É difícil dominar as técnicas e os movimentos a este ponto, pelo que normalmente acabamos por perder imensos "sets", nem sequer forçados mas por lutarmos contra o sistema de precisão e pressão. A luta que deveria ser com o rival torna-se numa luta com os comandos. Esta sensibilidade extrema dos controlos acaba por ser o nosso maior adversário, pelo menos até nos sentirmos um pouco mais capazes, porque a margem de um erro ou de uma pancada com sucesso é praticamente imperceptível e esta dimensão aleatória do desfecho das jogadas parece ditar uma espécie de desfecho antecipado.
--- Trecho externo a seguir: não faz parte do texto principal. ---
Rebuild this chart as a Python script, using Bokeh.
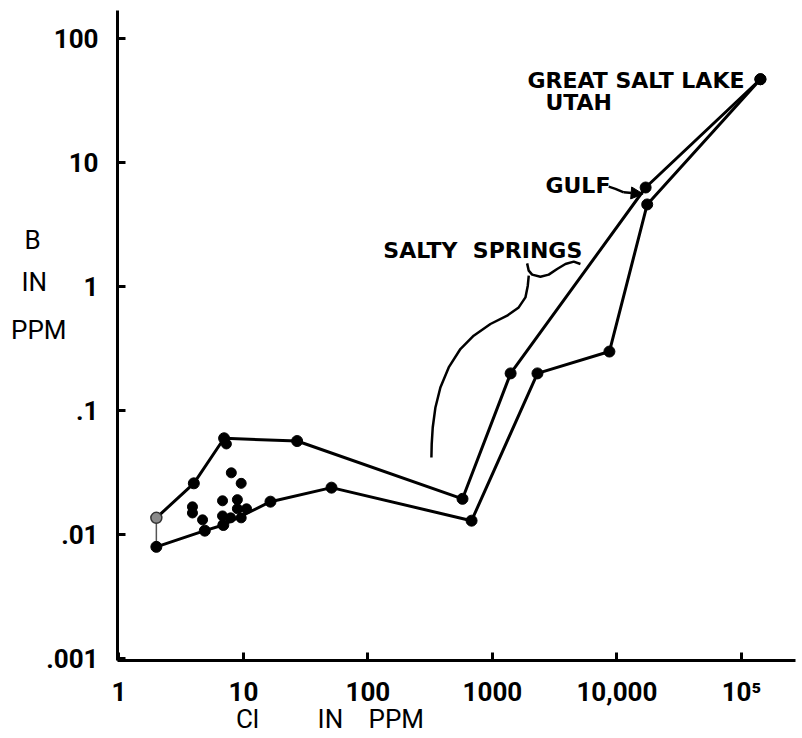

Apreciável, de resto, o esforço da editora em melhorar a postura e o movimento dos tenistas, face ao jogo anterior, que no entanto não é tão visível na modelação dos atletas e na produção gráfica, está visivelmente aquém do esperado. Outros jogos de desporto conseguem uma atenção ao detalhe realmente assombrosa e ímpar, quase em estado de arte, algo que não é de todo aqui atingido, especialmente na modelação dos atletas. Porém e como dissemos, os movimentos e as posturas dos tenistas estão relativamente dentro de parâmetros aceitáveis.
Jogar tudo numa cartada
Quanto à inclusão do sistema de cartas como forma de melhorar a performance em momentos capitais do jogo, não é bem uma corrida às caixas da sorte, porquanto é utilizada moeda do jogo, mas a sua utilização parece-nos por vezes perniciosa, uma espécie de última cartada a ser lançada num momento que pode definir o desfecho de encontro mas que se revela algo delicada atendendo ao tal factor de jogabilidade assente na precisão e na potência, que mesmo neste enquadramento não deixa de se fazer sentir, mesmo que haja alguma facilidade e apoio. A probabilidade de acertar e conseguir o resultado pretendido é maior, mas podemos voltar a falhar e assim perder o efeito útil de algum tipo de carta, para além de tornar os sets numa espécie de equilíbrio de cartas a nosso favor e, como tal, projectar o factor sorte.
Em termos de modos de jogo, contando com várias opções tanto online, como single e multiplayer, é no modo carreira, a partir de um atleta criado a nosso preceito e dentro de certas condições, que vamos partir, mais uma vez, à conquista do mundo. Vários parâmetros como treino, jogos preparatórios, torneios, lesões e equipamentos, fazem parte da equação, mas de um modo geral, assim que entramos nas rotinas, não há grandes incentivos ou recompensas de monta. A dada altura só queremos continuar a jogar para ganhar os mais importantes torneios, numa escalada mais ou menos linear. O roster de atletas é significativo, tanto nos homens como nas mulheres, mas ainda há omissões relevantes. Em matéria de torneios, a versão mais económica do jogo permite divertimento imediato mas não contempla o Roland Garros, disponível num pacote mais caro. Parece-nos bem esta decisão.
Como dissemos, WTT2 é uma aposta da editora Nacon em recriar partidas de ténis com simulação e realismo, adicionando um nível de profundidade significativo mas simultaneamente problemático. Não só díficil de dominar como certos pontos de contacto com a bola tornam muito aleatório o desfecho do lance. Além disso, é uma produção que visualmente ainda não atinge o estatuto de outras produções desportivas quando pretende concorrer no mesmo filão de realismo. Apesar disso, não deixa de ser uma opção francamente melhorada face ao jogo anterior e capaz de proporcionar partidas com algum interesse. Um resultado agridoce que ainda não chega para elevar WTT2 ao estatuto dos melhores, mas deixa uma base para futuras iterações.